Turn the TV Back On
Based on personal experience, let us (unfortunately) assume that your garden variety performance artist eschews mastery of any particular creative activity for controlled hyperkinetics or obvious minimalism to loudly suggest, “Look at me!” If nothing else, 2007 proves that Genesis Breyer P-Orridge—having guided the legendary Throbbing Gristle down the comeback trail and now reintroducing Psychic TV as PTV3 on Hell is Invisible…Heaven is Her/e—bucks that sad trend.

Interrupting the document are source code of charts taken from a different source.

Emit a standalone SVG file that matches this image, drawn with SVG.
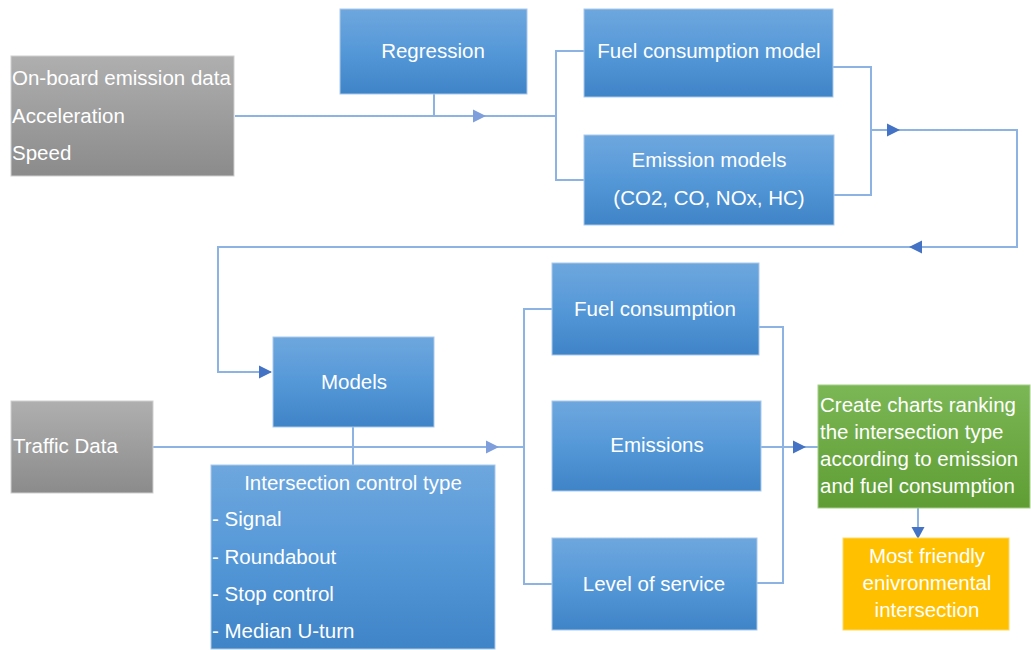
<svg xmlns="http://www.w3.org/2000/svg" width="1031" height="650" viewBox="0 0 1031 650">
<defs>
<linearGradient id="gBlue" x1="0" y1="0" x2="0" y2="1"><stop offset="0" stop-color="#6ea7de"/><stop offset="0.5" stop-color="#5598d8"/><stop offset="1" stop-color="#3f84c7"/></linearGradient>
<linearGradient id="gGray" x1="0" y1="0" x2="0" y2="1"><stop offset="0" stop-color="#afafaf"/><stop offset="1" stop-color="#8b8b8b"/></linearGradient>
<linearGradient id="gGreen" x1="0" y1="0" x2="0" y2="1"><stop offset="0" stop-color="#7bb755"/><stop offset="1" stop-color="#5f9d34"/></linearGradient>
<polygon id="arR" points="0,-6.5 13,0 0,6.5"/>
<polygon id="arL" points="0,-6.5 -13,0 0,6.5"/>
<polygon id="arD" points="-6.5,0 6.5,0 0,12"/>
</defs>
<style>
.blue{fill:url(#gBlue);stroke:#a9c9ea;stroke-width:1}
.gray{fill:url(#gGray);stroke:#cfcfcf;stroke-width:1}
.green{fill:url(#gGreen);stroke:#a4cf8a;stroke-width:1}
.yellow{fill:#ffc000;stroke:#ffd966;stroke-width:1}
text{font-family:"Liberation Sans",Arial,sans-serif;font-size:20.5px;fill:#ffffff}
.c{text-anchor:middle}
.ln{fill:none;stroke:#8db3e2;stroke-width:2}
.ah1{fill:#7f9fdc}
.ah2{fill:#4472c4}
</style>
<rect width="1031" height="650" fill="#ffffff"/>

<g id="connectors">
<path class="ln" d="M235,116 H556"/>
<path class="ln" d="M434,94 V116"/>
<path class="ln" d="M584,51 H556 V180 H584"/>
<path class="ln" d="M833,67 H871 V195 H834"/>
<path class="ln" d="M871,130 H1017 V247 H218 V372 H271"/>
<path class="ln" d="M153,447 H524"/>
<path class="ln" d="M353,427 V465"/>
<path class="ln" d="M552,309 H524 V584 H552"/>
<path class="ln" d="M759,327 H783 V583 H757"/>
<path class="ln" d="M761,447 H818"/>
<path class="ln" d="M918,508 V530"/>
<use href="#arR" class="ah1" x="473" y="116"/>
<use href="#arR" class="ah2" x="887" y="130"/>
<use href="#arL" class="ah2" x="922" y="247"/>
<use href="#arR" class="ah2" x="259" y="372"/>
<use href="#arR" class="ah1" x="486" y="447"/>
<use href="#arR" class="ah2" x="793" y="447"/>
<use href="#arD" class="ah2" x="918" y="527"/>
</g>

<g id="onboard">
<rect class="gray" x="11" y="56" width="223" height="120"/>
<text x="12" y="85">On-board emission data</text>
<text x="12" y="123">Acceleration</text>
<text x="12" y="160">Speed</text>
</g>

<g id="regression">
<rect class="blue" x="340" y="9" width="187" height="85"/>
<text class="c" x="433" y="58">Regression</text>
</g>

<g id="fuel-model">
<rect class="blue" x="584" y="9" width="249" height="88"/>
<text class="c" x="709" y="58">Fuel consumption model</text>
</g>

<g id="emission-models">
<rect class="blue" x="584" y="135" width="250" height="90"/>
<text class="c" x="709" y="167">Emission models</text>
<text class="c" x="709" y="205">(CO2, CO, NOx, HC)</text>
</g>

<g id="models">
<rect class="blue" x="273" y="337" width="161" height="90"/>
<text class="c" x="354" y="389">Models</text>
</g>

<g id="traffic">
<rect class="gray" x="11" y="401" width="142" height="92"/>
<text x="13" y="453">Traffic Data</text>
</g>

<g id="intersection">
<rect class="blue" x="211" y="465" width="284" height="184"/>
<text class="c" x="353" y="490">Intersection control type</text>
<text x="212" y="526">- Signal</text>
<text x="212" y="564">- Roundabout</text>
<text x="212" y="601">- Stop control</text>
<text x="212" y="638">- Median U-turn</text>
</g>

<g id="fuel-consumption">
<rect class="blue" x="552" y="263" width="207" height="92"/>
<text class="c" x="655" y="316">Fuel consumption</text>
</g>

<g id="emissions">
<rect class="blue" x="552" y="401" width="209" height="90"/>
<text class="c" x="657" y="452">Emissions</text>
</g>

<g id="los">
<rect class="blue" x="552" y="538" width="205" height="92"/>
<text class="c" x="654" y="591">Level of service</text>
</g>

<g id="charts">
<rect class="green" x="818" y="385" width="212" height="123"/>
<text x="820" y="412">Create charts ranking</text>
<text x="820" y="439">the intersection type</text>
<text x="820" y="466">according to emission</text>
<text x="820" y="493">and fuel consumption</text>
</g>

<g id="friendly">
<rect class="yellow" x="843" y="538" width="166" height="92"/>
<text class="c" x="927" y="563">Most friendly</text>
<text class="c" x="927" y="590">enivronmental</text>
<text class="c" x="927" y="617">intersection</text>
</g>
</svg>
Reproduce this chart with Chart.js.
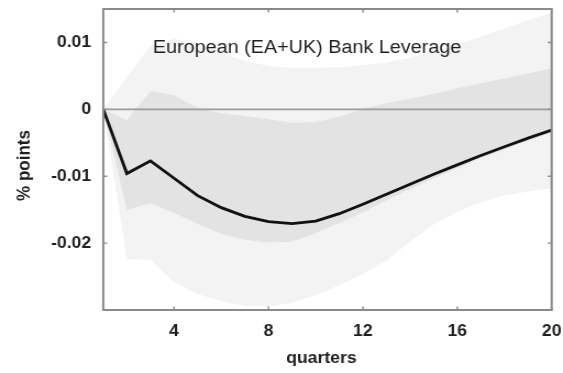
<!DOCTYPE html>
<html>
<head>
<meta charset="utf-8">
<script src="https://cdn.jsdelivr.net/npm/chart.js@4.4.1/dist/chart.umd.min.js"></script>
<style>
  html, body { margin: 0; padding: 0; background: #fff; overflow: hidden; }
  #wrap { width: 512px; height: 373px; transform: scaleX(1.0996); transform-origin: 0 0; }
  canvas { display: block; }
</style>
</head>
<body>
<div id="wrap"><canvas id="irf" width="512" height="373" style="width:512px;height:373px"></canvas></div>
<script>
// Impulse response of European (EA+UK) bank leverage, in % points, by quarter
const quarters = [1, 2, 3, 4, 5, 6, 7, 8, 9, 10, 11, 12, 13, 14, 15, 16, 17, 18, 19, 20];

const medianResponse = [0, -0.0096, -0.0077, -0.0103, -0.0129, -0.0147, -0.0160, -0.0168, -0.0171, -0.0167,
                        -0.0156, -0.0142, -0.0127, -0.0112, -0.0097, -0.0083, -0.0069, -0.0056, -0.0043, -0.0031];

// inner (darker) credible band
const innerUpper = [0, -0.0016, 0.0027, 0.0021, 0.0002, -0.0006, -0.0010, -0.0015, -0.0020, -0.0019,
                    -0.0011, 0.0001, 0.0009, 0.0016, 0.0023, 0.0031, 0.0039, 0.0046, 0.0054, 0.0061];
const innerLower = [0, -0.0150, -0.0140, -0.0155, -0.0171, -0.0186, -0.0195, -0.0199, -0.0198, -0.0185,
                    -0.0170, -0.0154, -0.0136, -0.0119, -0.0103, -0.0088, -0.0073, -0.0060, -0.0047, -0.0035];

// outer (lighter) credible band
const outerUpper = [0, 0.0048, 0.0095, 0.0105, 0.0098, 0.0085, 0.0072, 0.0065, 0.0062, 0.0062,
                    0.0063, 0.0066, 0.0070, 0.0077, 0.0086, 0.0097, 0.0109, 0.0121, 0.0133, 0.0145];
const outerLower = [0, -0.0224, -0.0225, -0.0258, -0.0276, -0.0287, -0.0294, -0.0295, -0.0289, -0.0278,
                    -0.0263, -0.0246, -0.0226, -0.0198, -0.0172, -0.0153, -0.0139, -0.0129, -0.0123, -0.0118];

const xTickValues = [4, 8, 12, 16, 20];
const yTickValues = [0.01, 0, -0.01, -0.02];
const yTickLabels = ['0.01', '0', '-0.01', '-0.02'];

const chartTitle = 'European (EA+UK) Bank Leverage';
const xAxisTitle = 'quarters';
const yAxisTitle = '% points';

const FONT = '"Liberation Sans", Arial, Helvetica, sans-serif';
const FRAME = '#8a8a8a';
const TEXT = '#1e1e1e';

const pts = arr => quarters.map((q, i) => ({ x: q, y: arr[i] }));

// keep the plot box fixed: no extra room reserved for edge labels
const fixBox = (s, prop, size) => {
  s[prop] = size;
  s.paddingTop = 0; s.paddingBottom = 0; s.paddingLeft = 0; s.paddingRight = 0;
};

// frame, inward tick marks, zero line and text labels
const decorations = {
  id: 'decorations',
  beforeDatasetDraw(chart, args) {
    if (args.index !== 0) return;
    const { ctx, chartArea: a, scales: { y } } = chart;
    const y0 = y.getPixelForValue(0);
    ctx.save();
    ctx.strokeStyle = '#9c9c9c';
    ctx.lineWidth = 1.6;
    ctx.beginPath();
    ctx.moveTo(a.left, y0);
    ctx.lineTo(a.right, y0);
    ctx.stroke();
    ctx.restore();
  },
  afterDraw(chart) {
    const { ctx, chartArea: a, scales: { x, y } } = chart;
    ctx.save();
    ctx.strokeStyle = FRAME;
    ctx.lineWidth = 2;
    ctx.strokeRect(a.left, a.top, a.right - a.left, a.bottom - a.top);

    ctx.lineWidth = 1.4;
    const tl = 3.5;
    ctx.beginPath();
    xTickValues.forEach(v => {
      const px = x.getPixelForValue(v);
      ctx.moveTo(px, a.bottom); ctx.lineTo(px, a.bottom - tl);
      ctx.moveTo(px, a.top); ctx.lineTo(px, a.top + tl);
    });
    yTickValues.forEach(v => {
      const py = y.getPixelForValue(v);
      ctx.moveTo(a.left, py); ctx.lineTo(a.left + tl, py);
      ctx.moveTo(a.right, py); ctx.lineTo(a.right - tl, py);
    });
    ctx.stroke();

    ctx.fillStyle = TEXT;
    ctx.textBaseline = 'alphabetic';

    ctx.font = '18px ' + FONT;
    ctx.textAlign = 'left';
    ctx.fillText(chartTitle, a.left + 45, 52.5);

    ctx.font = 'bold 16px ' + FONT;
    ctx.textAlign = 'center';
    ctx.fillText(xAxisTitle, (a.left + a.right) / 2 - 5.5, 362.5);

    ctx.font = 'bold 17px ' + FONT;
    ctx.translate(26.6, 165.5);
    ctx.rotate(-Math.PI / 2);
    ctx.textAlign = 'center';
    ctx.fillText(yAxisTitle, 0, 0);
    ctx.restore();
  }
};

new Chart(document.getElementById('irf'), {
  type: 'line',
  data: {
    datasets: [
      { label: 'median', data: pts(medianResponse), borderColor: '#111', borderWidth: 2.8,
        pointRadius: 0, fill: false, order: 0 },
      { label: 'inner upper', data: pts(innerUpper), borderColor: 'rgba(0,0,0,0)', borderWidth: 0,
        backgroundColor: 'rgb(227,227,227)', pointRadius: 0, fill: 2, order: 1 },
      { label: 'inner lower', data: pts(innerLower), borderColor: 'rgba(0,0,0,0)', borderWidth: 0,
        pointRadius: 0, fill: false, order: 2 },
      { label: 'outer upper', data: pts(outerUpper), borderColor: 'rgba(0,0,0,0)', borderWidth: 0,
        backgroundColor: 'rgb(243,243,243)', pointRadius: 0, fill: 4, order: 3 },
      { label: 'outer lower', data: pts(outerLower), borderColor: 'rgba(0,0,0,0)', borderWidth: 0,
        pointRadius: 0, fill: false, order: 4 }
    ]
  },
  options: {
    responsive: false,
    animation: false,
    events: [],
    layout: { padding: { top: 9, right: 10.3, bottom: 0, left: 0 } },
    plugins: { legend: { display: false }, tooltip: { enabled: false } },
    scales: {
      x: {
        type: 'linear', min: 1, max: 20,
        grid: { display: false, drawTicks: false },
        border: { display: false },
        afterBuildTicks: s => { s.ticks = xTickValues.map(v => ({ value: v })); },
        afterFit: s => fixBox(s, 'height', 63),
        ticks: { padding: 12, color: TEXT, font: { family: FONT, size: 16, weight: 'bold' },
                 maxRotation: 0, autoSkip: false, callback: v => String(v) }
      },
      y: {
        type: 'linear', min: -0.03, max: 0.015,
        grid: { display: false, drawTicks: false },
        border: { display: false },
        afterBuildTicks: s => { s.ticks = yTickValues.map(v => ({ value: v })); },
        afterFit: s => fixBox(s, 'width', 93.9),
        ticks: { padding: 11, color: TEXT, font: { family: FONT, size: 16, weight: 'bold' },
                 autoSkip: false, callback: v => yTickLabels[yTickValues.indexOf(v)] }
      }
    }
  },
  plugins: [decorations]
});
</script>
</body>
</html>
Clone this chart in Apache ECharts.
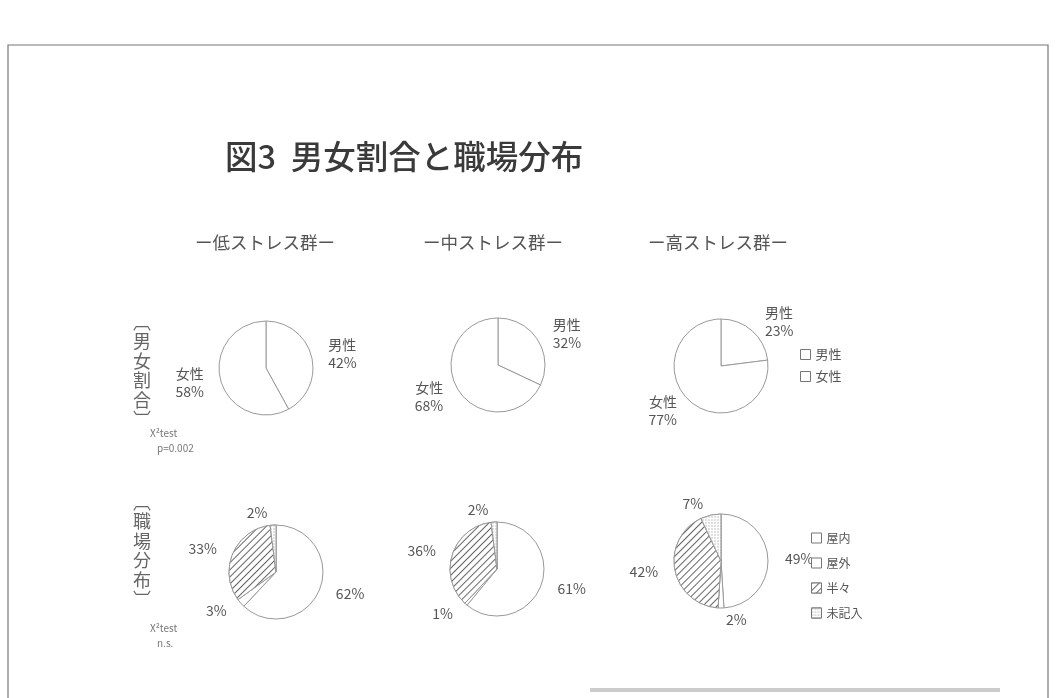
<!DOCTYPE html>
<html>
<head>
<meta charset="utf-8">
<script src="https://cdn.jsdelivr.net/npm/echarts@6/dist/echarts.min.js"></script>
<style>
html,body{margin:0;padding:0;background:#fff;}
#main{width:1057px;height:698px;}
</style>
</head>
<body>
<div id="main"></div>
<script>
// ---- data ----
const titleText = '図3  男女割合と職場分布';
const groups = ['ー低ストレス群ー', 'ー中ストレス群ー', 'ー高ストレス群ー'];
const sexNames = ['男性', '女性'];
const sexValues = [[42, 58], [32, 68], [23, 77]];
const placeNames = ['屋内', '屋外', '半々', '未記入'];
const placeValues = [[62, 3, 33, 2], [61, 1, 36, 2], [49, 2, 42, 7]];
const rowLabels = ['︹\n男\n女\n割\n合\n︺', '︹\n職\n場\n分\n布\n︺'];
const testLabels = [['X²test', 'p=0.002'], ['X²test', 'n.s.']];

// ---- layout ----
const FONT = '"Noto Sans CJK JP", "Noto Sans", sans-serif';
const TXT = '#555';
const colX = [266, 498, 721];
const row1Y = [368, 365, 366];
const row2Centers = [[276, 572], [497, 569], [721, 561]];
const R = 47;

const hatch = {
  symbol: 'rect', symbolSize: 1,
  dashArrayX: [[1, 0]], dashArrayY: [1, 3.5],
  rotation: -Math.PI / 4, color: '#666', backgroundColor: '#fff'
};
const dots = {
  symbol: 'circle', symbolSize: 0.7,
  dashArrayX: [[2, 1]], dashArrayY: [2, 1], color: '#aaa', backgroundColor: '#fff'
};
const placeDecal = [null, null, hatch, dots];

const base = {
  type: 'pie', radius: R, startAngle: 90, clockwise: true,
  avoidLabelOverlap: false, animation: false,
  emphasis: { disabled: true },
  itemStyle: { color: '#fff', borderColor: '#999', borderWidth: 1 },
  labelLine: { show: false, length: 12, length2: 0 },
  label: { position: 'outside', color: TXT, fontFamily: FONT, fontSize: 14, lineHeight: 18 }
};

const series = [];
sexValues.forEach((vals, i) => {
  series.push(Object.assign({}, base, {
    center: [colX[i], row1Y[i]],
    label: Object.assign({}, base.label, { formatter: p => p.name + '\n' + p.value + '%' }),
    data: vals.map((v, k) => ({ name: sexNames[k], value: v }))
  }));
});
placeValues.forEach((vals, i) => {
  series.push(Object.assign({}, base, {
    center: row2Centers[i],
    label: Object.assign({}, base.label, { formatter: p => p.value + '%' }),
    data: vals.map((v, k) => {
      const d = { name: placeNames[k], value: v };
      if (placeDecal[k]) d.itemStyle = { decal: placeDecal[k] };
      return d;
    })
  }));
});

const graphics = [
  { type: 'rect', shape: { x: 8, y: 45, width: 1040, height: 700 }, style: { fill: 'none', stroke: '#777', lineWidth: 1.2 }, silent: true },
  { type: 'rect', shape: { x: 590, y: 688, width: 410, height: 4 }, style: { fill: '#ccc' }, silent: true },
  { type: 'text', left: 225, top: 140, style: { text: titleText, font: '500 32.5px ' + FONT, fill: '#3a3a3a' } }
];
groups.forEach((g, i) => {
  graphics.push({ type: 'text', x: [265, 493, 718][i], y: 242,
    style: { text: g, fontFamily: FONT, fontSize: 17.5, fill: TXT, align: 'center', verticalAlign: 'middle' } });
});
rowLabels.forEach((t, i) => {
  graphics.push({ type: 'text', x: 142, y: [312, 492][i],
    style: { text: t, fontFamily: FONT, fontSize: 18, lineHeight: 19.5, fill: '#666', align: 'center' } });
});
testLabels.forEach((t, i) => {
  const y = [433, 628][i];
  graphics.push({ type: 'text', x: 150, y: y, style: { text: t[0], fontFamily: FONT, fontSize: 10, fill: '#777', verticalAlign: 'middle' } });
  graphics.push({ type: 'text', x: 157, y: y + 15, style: { text: t[1], fontFamily: FONT, fontSize: 10, fill: '#777', verticalAlign: 'middle' } });
});

const chart = echarts.init(document.getElementById('main'), null, { renderer: 'canvas' });
chart.setOption({
  backgroundColor: '#fff',
  animation: false,
  legend: [
    { data: sexNames, orient: 'vertical', left: 795, top: 343, itemWidth: 10, itemHeight: 10, itemGap: 9,
      icon: 'rect', selectedMode: false,
      itemStyle: { borderColor: '#777', borderWidth: 1 },
      textStyle: { color: TXT, fontFamily: FONT, fontSize: 13 } },
    { data: placeNames, orient: 'vertical', left: 806, top: 527, itemWidth: 10, itemHeight: 10, itemGap: 13,
      icon: 'rect', selectedMode: false,
      itemStyle: { borderColor: '#777', borderWidth: 1 },
      textStyle: { color: TXT, fontFamily: FONT, fontSize: 12 } }
  ],
  series: series,
  graphic: graphics
});
</script>
</body>
</html>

Psychic TV’s first album of new material in 12 years packs a rather straightforward punch, but that’s more than enough of a diversion from the band’s ties to high weirdness. The music is so solid and at points rocks so hard there’s no need to devote too many column inches to its inspiration: a peaceful yet deviant worldview that led P-Orridge and recently deceased partner Lady Jaye Breyer to share surnames and even undergo cosmetic surgery in order to become one loving hermaphroditic “unit.”
PTV3 don’t ignore the unhinged electronic avant-garde that brought them to the dance. They invite Butthole Surfer Gibby Haynes to chant along on the swirling “I Don’t Think So” and the insistent “Maximum Swing.” Even “Milk Baba,” which closes the album, starts off with guitars and sitars but disintegrates into sine waves and maniacal cackling.
The sweetest surprises on Hell is Invisible…Heaven is Her/e come when PTV3 play connect-the-dots with music on the fringes of punk. P-Orridge’s growls and his/her keyboard-laden band mesh best on “Lies, And Then” (with help from Nick Zinner of Yeah Yeah Yeahs), “Higher & Higher” and the epic “Just Because.” Capable of invoking the hippie nihilism of The Doors and Jane’s Addiction, the artful menace of Iggy Pop and Television, and New Wave’s early death disco, when this incarnation of Psychic TV is good it’s really good.